High Hopes

January 20th, 2009 by admin Leave a reply »

Today was a huge day. For everyone. Whether you loved or hated Bush, whether you voted Hillary, Obama, or McCain, whether you live in Ghana or Germany; today affects everyone. Today was a day that I will never forget. Today was a day that inspired me. Even though I was in class today, we watched the Inauguration.

I was honestly moved. Never have I been this excited for the future and all of the possibilities that lie ahead. This was the first election I had ever voted in, due to the fact that I am only recently legal, and I really felt like I was part of something personal and bigger than myself. Bigger than all of us. Obama’s speech was beautiful. It made me feel like I have endless opportunities open to me now.

Politics only really caught my interest once I entered college. These past couple of years I have been absolutely infuriated about the environment, the economy, foreign support, government scandals, and anything else you could think to name. Sometimes I felt so small and helpless with the way things were going.

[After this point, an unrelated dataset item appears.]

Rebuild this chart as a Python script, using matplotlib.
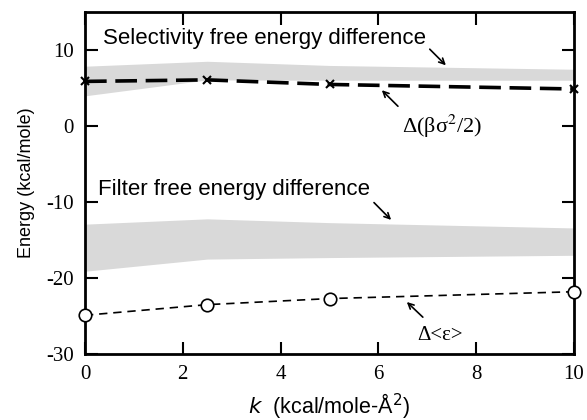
import matplotlib
matplotlib.use("Agg")
import matplotlib.pyplot as plt

k = [0, 2.5, 5, 10]
sel_line = [5.9, 6.1, 5.5, 4.9]
sel_band_low = [4.0, 6.1, 6.05, 6.05]
sel_band_high = [7.9, 8.55, 8.0, 7.5]
fil_band_low = [-19.1, -17.5, -17.3, -17.0]
fil_band_high = [-12.9, -12.2, -12.7, -13.4]
eps_line = [-24.9, -23.5, -22.7, -21.8]
xticks = [0, 2, 4, 6, 8, 10]
yticks = [-30, -20, -10, 0, 10]
ytick_labels = ["-30", "-20", "-10", "0", "10"]

fig = plt.figure(figsize=(5.87, 4.2), dpi=100)
ax = fig.add_axes([85/587, 1-354/420, (574-85)/587, (354-12.3)/420])

ax.fill_between(k, sel_band_low, sel_band_high, color="#d9d9d9", lw=0, zorder=1)
ax.fill_between(k, fil_band_low, fil_band_high, color="#d9d9d9", lw=0, zorder=1)
ax.plot(k, sel_line, color="black", lw=2.6, dashes=(6, 2.4), marker="x", ms=6,
        mew=1.5, clip_on=False, zorder=3)
ax.plot(k, eps_line, color="black", lw=1.2, dashes=(5, 3.5), marker="o", ms=9,
        mfc="white", mec="black", mew=1.2, clip_on=False, zorder=3)

ax.set_xlim(0, 10)
ax.set_ylim(-30, 15)
ax.set_xticks(xticks)
ax.set_yticks(yticks)
ax.set_yticklabels(ytick_labels)
ax.tick_params(direction="in", length=9, width=1.5, top=True, right=True,
               labelsize=15, pad=8)
for lab in ax.get_xticklabels() + ax.get_yticklabels():
    lab.set_fontfamily("Liberation Serif")
for s in ax.spines.values():
    s.set_linewidth(2)

sans = "Liberation Sans"
serif = "Liberation Serif"
ax.set_ylabel("Energy (kcal/mole)", fontsize=13, fontfamily=sans, labelpad=8)
ax.set_xlabel(r"$k$  (kcal/mole-Å$^2$)", fontsize=15.5, fontfamily=sans, labelpad=5)

ax.text(0.37, 11.6, "Selectivity free energy difference", fontsize=16,
        fontfamily=sans, va="center", ha="left")
ax.annotate("", xy=(7.42, 7.76), xytext=(7.01, 10.4),
            arrowprops=dict(arrowstyle="->", lw=1.2, color="black"))
ax.text(7.3, 0.0, r"Δ(βσ$^2$/2)", fontsize=16, fontfamily=serif, va="center",
        ha="center", math_fontfamily="stix")
ax.annotate("", xy=(6.03, 5.0), xytext=(6.44, 2.37),
            arrowprops=dict(arrowstyle="->", lw=1.2, color="black"))

ax.text(0.27, -8.3, "Filter free energy difference", fontsize=16,
        fontfamily=sans, va="center", ha="left")
ax.annotate("", xy=(6.3, -12.6), xytext=(5.87, -9.8),
            arrowprops=dict(arrowstyle="->", lw=1.2, color="black"))
ax.text(7.26, -27.6, "Δ<ε>", fontsize=15, fontfamily=serif, va="center", ha="center")
ax.annotate("", xy=(6.54, -22.9), xytext=(6.95, -25.4),
            arrowprops=dict(arrowstyle="->", lw=1.2, color="black"))

fig.savefig("out.png", dpi=100)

However, this morning, once he was sworn in, I felt like I had real power. After all, I love America and it is a country full of great people, but sometimes I lost faith. It took five dollar a gallon gas in some places to convince people to drive more fuel efficient cars. I had to pay over $500 this year for my college textbooks.The cost of tuition goes up every year. I worry about the education my younger sister is getting in public school. I worry about how I will pay for school. I worry about species like the polar bear and the panda. I worry about the immensely fast industrialization rates of China and India related to pollution and the environment. I worry about corporate leaders and how they will spend their budget or treat their employees. I worry. A lot.

But this morning, I felt lighter. I felt like change was coming, for the better. I know just as much as anyone that change will not come overnight. It will most often be slow and challenging, but I’m more ready than I’ve ever been. Obama is a man that I would choose as an ambassador to foreign countries. I would choose him to lead our military. I would choose him to handle the financial crisis in our economy. So, I guess that means I would choose him for president.

Now, I feel like I can dream bigger. I can join the Peace Corps. I can help rehabilitate orangutans in Borneo. I can dream of being an animal cruelty investigator or studying abroad. I can dream of being a writer. Not only can I dream it, but I feel like these dreams are actually tangible. I’m excited for what is to come. Prospects of solar, wind, and wave energy keep me up late at night. The melting of the ice caps appear in my sleep. I’m ready to experience the same feelings of accomplishment that I felt this morning and on election night. I can’t wait to see the progress in our country and around the world. I can’t wait to be a part of it.